REQUIREMENTS - Return the whole listing, line for line, without the pictures in it.

DATASET EXCERPT -
————————
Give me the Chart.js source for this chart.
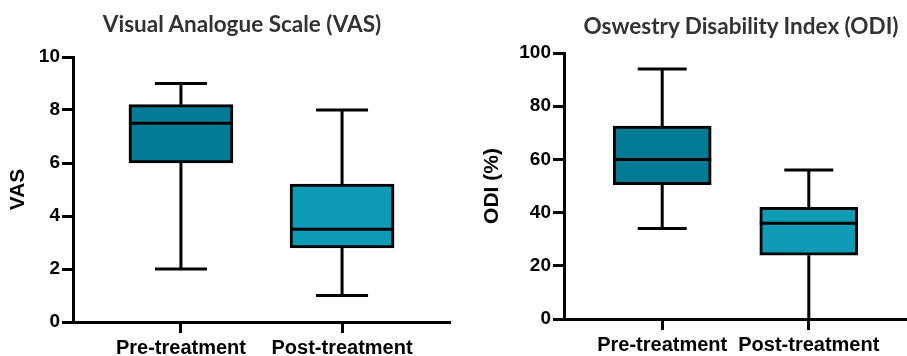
<!DOCTYPE html>
<html>
<head>
<meta charset="utf-8">
<script src="https://cdn.jsdelivr.net/npm/chart.js@4"></script>
<style>
  body { margin: 0; background: #fff; width: 907px; height: 356px; position: relative; overflow: hidden; }
  .panel { position: absolute; top: 0; height: 356px; }
  .title { position: absolute; font-family: Lato, 'Open Sans', sans-serif; font-weight: 700; font-size: 22.5px; color: #333; white-space: nowrap; transform: translate(-50%, -50%); }
</style>
</head>
<body>
<div class="panel" style="left:0;width:453px"><canvas id="vasChart"></canvas></div>
<div class="panel" style="left:453px;width:454px"><canvas id="odiChart"></canvas></div>
<div class="title" style="left:242px;top:23px">Visual Analogue Scale (VAS)</div>
<div class="title" style="left:741px;top:25px">Oswestry Disability Index (ODI)</div>
<script>
// Box plot: Pre vs Post tratamiento

const groups = ['Pre-treatment', 'Post-treatment'];
const boxColors = ['#047B94', '#0E9BB5'];

// VAS  (min, q1, mediana, q3, max)
const vasMin = [2, 1];
const vasQ1 = [6.0, 2.8];
const vasMedian = [7.5, 3.5];
const vasQ3 = [8.2, 5.2];
const vasMax = [9, 8];
const vasTicks = [0, 2, 4, 6, 8, 10];

// ODI (%)
const odiMin = [34, 0];
const odiQ1 = [50.5, 24];
const odiMedian = [60, 36];
const odiQ3 = [72.5, 42];
const odiMax = [94, 56];
const odiTicks = [0, 20, 40, 60, 80, 100];

// bigotes y mediana dibujados con las escalas del gráfico
const whiskerPlugin = {
    id: 'whiskers',
    beforeDatasetsDraw(chart, args, opts) {
        const {ctx, scales: {x, y}} = chart;
        ctx.save();
        ctx.strokeStyle = '#000';
        ctx.lineWidth = 3;
        ctx.lineCap = 'butt';
        opts.min.forEach((lo, i) => {
            const px = x.getPixelForValue(i);
            const half = opts.capWidth / 2;
            ctx.beginPath();
            ctx.moveTo(px, y.getPixelForValue(lo));
            ctx.lineTo(px, y.getPixelForValue(opts.q1[i]));
            ctx.moveTo(px, y.getPixelForValue(opts.q3[i]));
            ctx.lineTo(px, y.getPixelForValue(opts.max[i]));
            ctx.moveTo(px - half, y.getPixelForValue(opts.max[i]));
            ctx.lineTo(px + half, y.getPixelForValue(opts.max[i]));
            if (lo > y.min) {
                ctx.moveTo(px - half, y.getPixelForValue(lo));
                ctx.lineTo(px + half, y.getPixelForValue(lo));
            }
            ctx.stroke();
        });
        ctx.restore();
    },
    afterDatasetsDraw(chart, args, opts) {
        const {ctx, scales: {x, y}} = chart;
        ctx.save();
        ctx.strokeStyle = '#000';
        ctx.lineWidth = 3;
        opts.median.forEach((m, i) => {
            const px = x.getPixelForValue(i);
            const half = opts.boxWidth / 2;
            const py = y.getPixelForValue(m);
            ctx.beginPath();
            ctx.moveTo(px - half, py);
            ctx.lineTo(px + half, py);
            ctx.stroke();
        });
        ctx.restore();
    }
};

function makeBoxChart(id, s) {
    const tickFont = {family: "'Liberation Sans', Arial, sans-serif", size: 19, weight: 'bold'};
    new Chart(document.getElementById(id).getContext('2d'), {
        type: 'bar',
        data: {
            datasets: [{
                data: s.q1.map((v, i) => ({x: i, y: [v, s.q3[i]]})),
                backgroundColor: boxColors,
                borderColor: '#000',
                borderWidth: 3,
                borderSkipped: false,
                barThickness: s.boxWidth
            }]
        },
        options: {
            responsive: true,
            maintainAspectRatio: false,
            animation: false,
            layout: {padding: {top: s.top, right: s.right, left: 0, bottom: 0}},
            scales: {
                x: {
                    type: 'linear',
                    offset: false,
                    min: -0.67,
                    max: 1.67,
                    afterBuildTicks: (axis) => { axis.ticks = groups.map((g, i) => ({value: i})); },
                    afterFit: (axis) => { axis.height = s.xHeight; },
                    ticks: {
                        color: '#000',
                        font: {family: tickFont.family, size: 20, weight: 'bold'},
                        padding: 3,
                        maxRotation: 0,
                        autoSkip: false,
                        callback: (v) => groups[v]
                    },
                    grid: {offset: false, drawOnChartArea: false, drawTicks: true, tickLength: 11, tickWidth: 3, color: '#000'},
                    border: {display: true, width: 3, color: '#000'}
                },
                y: {
                    min: s.ticks[0],
                    max: s.ticks[s.ticks.length - 1],
                    afterBuildTicks: (axis) => { axis.ticks = s.ticks.map(v => ({value: v})); },
                    afterFit: (axis) => { axis.width = s.yWidth; },
                    ticks: {color: '#000', font: tickFont, padding: 2},
                    grid: {drawOnChartArea: false, drawTicks: true, tickLength: 11, tickWidth: 3, color: '#000'},
                    border: {display: true, width: 3, color: '#000'},
                    title: {
                        display: true,
                        text: s.label,
                        color: '#000',
                        font: {family: tickFont.family, size: 21, weight: 'bold'},
                        padding: {top: s.titlePad, bottom: 0}
                    }
                }
            },
            plugins: {
                legend: {display: false},
                tooltip: {enabled: false},
                whiskers: {min: s.min, q1: s.q1, median: s.median, q3: s.q3, max: s.max, capWidth: s.capWidth, boxWidth: s.boxWidth}
            }
        },
        plugins: [whiskerPlugin]
    });
}

makeBoxChart('vasChart', {
    label: 'VAS', min: vasMin, q1: vasQ1, median: vasMedian, q3: vasQ3, max: vasMax, ticks: vasTicks,
    boxWidth: 104, capWidth: 52, top: 57, right: 3, xHeight: 34, yWidth: 73, titlePad: 6
});
makeBoxChart('odiChart', {
    label: 'ODI (%)', min: odiMin, q1: odiQ1, median: odiMedian, q3: odiQ3, max: odiMax, ticks: odiTicks,
    boxWidth: 98, capWidth: 49, top: 53, right: 0, xHeight: 37, yWidth: 111, titlePad: 27
});
</script>
</body>
</html>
————————
SOLUTION TO THE PROBLEM -
Give me the Chart.js source for this chart.
<!DOCTYPE html>
<html>
<head>
<meta charset="utf-8">
<script src="https://cdn.jsdelivr.net/npm/chart.js@4"></script>
<style>
  body { margin: 0; background: #fff; width: 907px; height: 356px; position: relative; overflow: hidden; }
  .panel { position: absolute; top: 0; height: 356px; }
  .title { position: absolute; font-family: Lato, 'Open Sans', sans-serif; font-weight: 700; font-size: 22.5px; color: #333; white-space: nowrap; transform: translate(-50%, -50%); }
</style>
</head>
<body>
<div class="panel" style="left:0;width:453px"><canvas id="vasChart"></canvas></div>
<div class="panel" style="left:453px;width:454px"><canvas id="odiChart"></canvas></div>
<div class="title" style="left:242px;top:23px">Visual Analogue Scale (VAS)</div>
<div class="title" style="left:741px;top:25px">Oswestry Disability Index (ODI)</div>
<script>
// Box plot: Pre vs Post tratamiento

const groups = ['Pre-treatment', 'Post-treatment'];
const boxColors = ['#047B94', '#0E9BB5'];

// VAS  (min, q1, mediana, q3, max)
const vasMin = [2, 1];
const vasQ1 = [6.0, 2.8];
const vasMedian = [7.5, 3.5];
const vasQ3 = [8.2, 5.2];
const vasMax = [9, 8];
const vasTicks = [0, 2, 4, 6, 8, 10];

// ODI (%)
const odiMin = [34, 0];
const odiQ1 = [50.5, 24];
const odiMedian = [60, 36];
const odiQ3 = [72.5, 42];
const odiMax = [94, 56];
const odiTicks = [0, 20, 40, 60, 80, 100];

// bigotes y mediana dibujados con las escalas del gráfico
const whiskerPlugin = {
    id: 'whiskers',
    beforeDatasetsDraw(chart, args, opts) {
        const {ctx, scales: {x, y}} = chart;
        ctx.save();
        ctx.strokeStyle = '#000';
        ctx.lineWidth = 3;
        ctx.lineCap = 'butt';
        opts.min.forEach((lo, i) => {
            const px = x.getPixelForValue(i);
            const half = opts.capWidth / 2;
            ctx.beginPath();
            ctx.moveTo(px, y.getPixelForValue(lo));
            ctx.lineTo(px, y.getPixelForValue(opts.q1[i]));
            ctx.moveTo(px, y.getPixelForValue(opts.q3[i]));
            ctx.lineTo(px, y.getPixelForValue(opts.max[i]));
            ctx.moveTo(px - half, y.getPixelForValue(opts.max[i]));
            ctx.lineTo(px + half, y.getPixelForValue(opts.max[i]));
            if (lo > y.min) {
                ctx.moveTo(px - half, y.getPixelForValue(lo));
                ctx.lineTo(px + half, y.getPixelForValue(lo));
            }
            ctx.stroke();
        });
        ctx.restore();
    },
    afterDatasetsDraw(chart, args, opts) {
        const {ctx, scales: {x, y}} = chart;
        ctx.save();
        ctx.strokeStyle = '#000';
        ctx.lineWidth = 3;
        opts.median.forEach((m, i) => {
            const px = x.getPixelForValue(i);
            const half = opts.boxWidth / 2;
            const py = y.getPixelForValue(m);
            ctx.beginPath();
            ctx.moveTo(px - half, py);
            ctx.lineTo(px + half, py);
            ctx.stroke();
        });
        ctx.restore();
    }
};

function makeBoxChart(id, s) {
    const tickFont = {family: "'Liberation Sans', Arial, sans-serif", size: 19, weight: 'bold'};
    new Chart(document.getElementById(id).getContext('2d'), {
        type: 'bar',
        data: {
            datasets: [{
                data: s.q1.map((v, i) => ({x: i, y: [v, s.q3[i]]})),
                backgroundColor: boxColors,
                borderColor: '#000',
                borderWidth: 3,
                borderSkipped: false,
                barThickness: s.boxWidth
            }]
        },
        options: {
            responsive: true,
            maintainAspectRatio: false,
            animation: false,
            layout: {padding: {top: s.top, right: s.right, left: 0, bottom: 0}},
            scales: {
                x: {
                    type: 'linear',
                    offset: false,
                    min: -0.67,
                    max: 1.67,
                    afterBuildTicks: (axis) => { axis.ticks = groups.map((g, i) => ({value: i})); },
                    afterFit: (axis) => { axis.height = s.xHeight; },
                    ticks: {
                        color: '#000',
                        font: {family: tickFont.family, size: 20, weight: 'bold'},
                        padding: 3,
                        maxRotation: 0,
                        autoSkip: false,
                        callback: (v) => groups[v]
                    },
                    grid: {offset: false, drawOnChartArea: false, drawTicks: true, tickLength: 11, tickWidth: 3, color: '#000'},
                    border: {display: true, width: 3, color: '#000'}
                },
                y: {
                    min: s.ticks[0],
                    max: s.ticks[s.ticks.length - 1],
                    afterBuildTicks: (axis) => { axis.ticks = s.ticks.map(v => ({value: v})); },
                    afterFit: (axis) => { axis.width = s.yWidth; },
                    ticks: {color: '#000', font: tickFont, padding: 2},
                    grid: {drawOnChartArea: false, drawTicks: true, tickLength: 11, tickWidth: 3, color: '#000'},
                    border: {display: true, width: 3, color: '#000'},
                    title: {
                        display: true,
                        text: s.label,
                        color: '#000',
                        font: {family: tickFont.family, size: 21, weight: 'bold'},
                        padding: {top: s.titlePad, bottom: 0}
                    }
                }
            },
            plugins: {
                legend: {display: false},
                tooltip: {enabled: false},
                whiskers: {min: s.min, q1: s.q1, median: s.median, q3: s.q3, max: s.max, capWidth: s.capWidth, boxWidth: s.boxWidth}
            }
        },
        plugins: [whiskerPlugin]
    });
}

makeBoxChart('vasChart', {
    label: 'VAS', min: vasMin, q1: vasQ1, median: vasMedian, q3: vasQ3, max: vasMax, ticks: vasTicks,
    boxWidth: 104, capWidth: 52, top: 57, right: 3, xHeight: 34, yWidth: 73, titlePad: 6
});
makeBoxChart('odiChart', {
    label: 'ODI (%)', min: odiMin, q1: odiQ1, median: odiMedian, q3: odiQ3, max: odiMax, ticks: odiTicks,
    boxWidth: 98, capWidth: 49, top: 53, right: 0, xHeight: 37, yWidth: 111, titlePad: 27
});
</script>
</body>
</html>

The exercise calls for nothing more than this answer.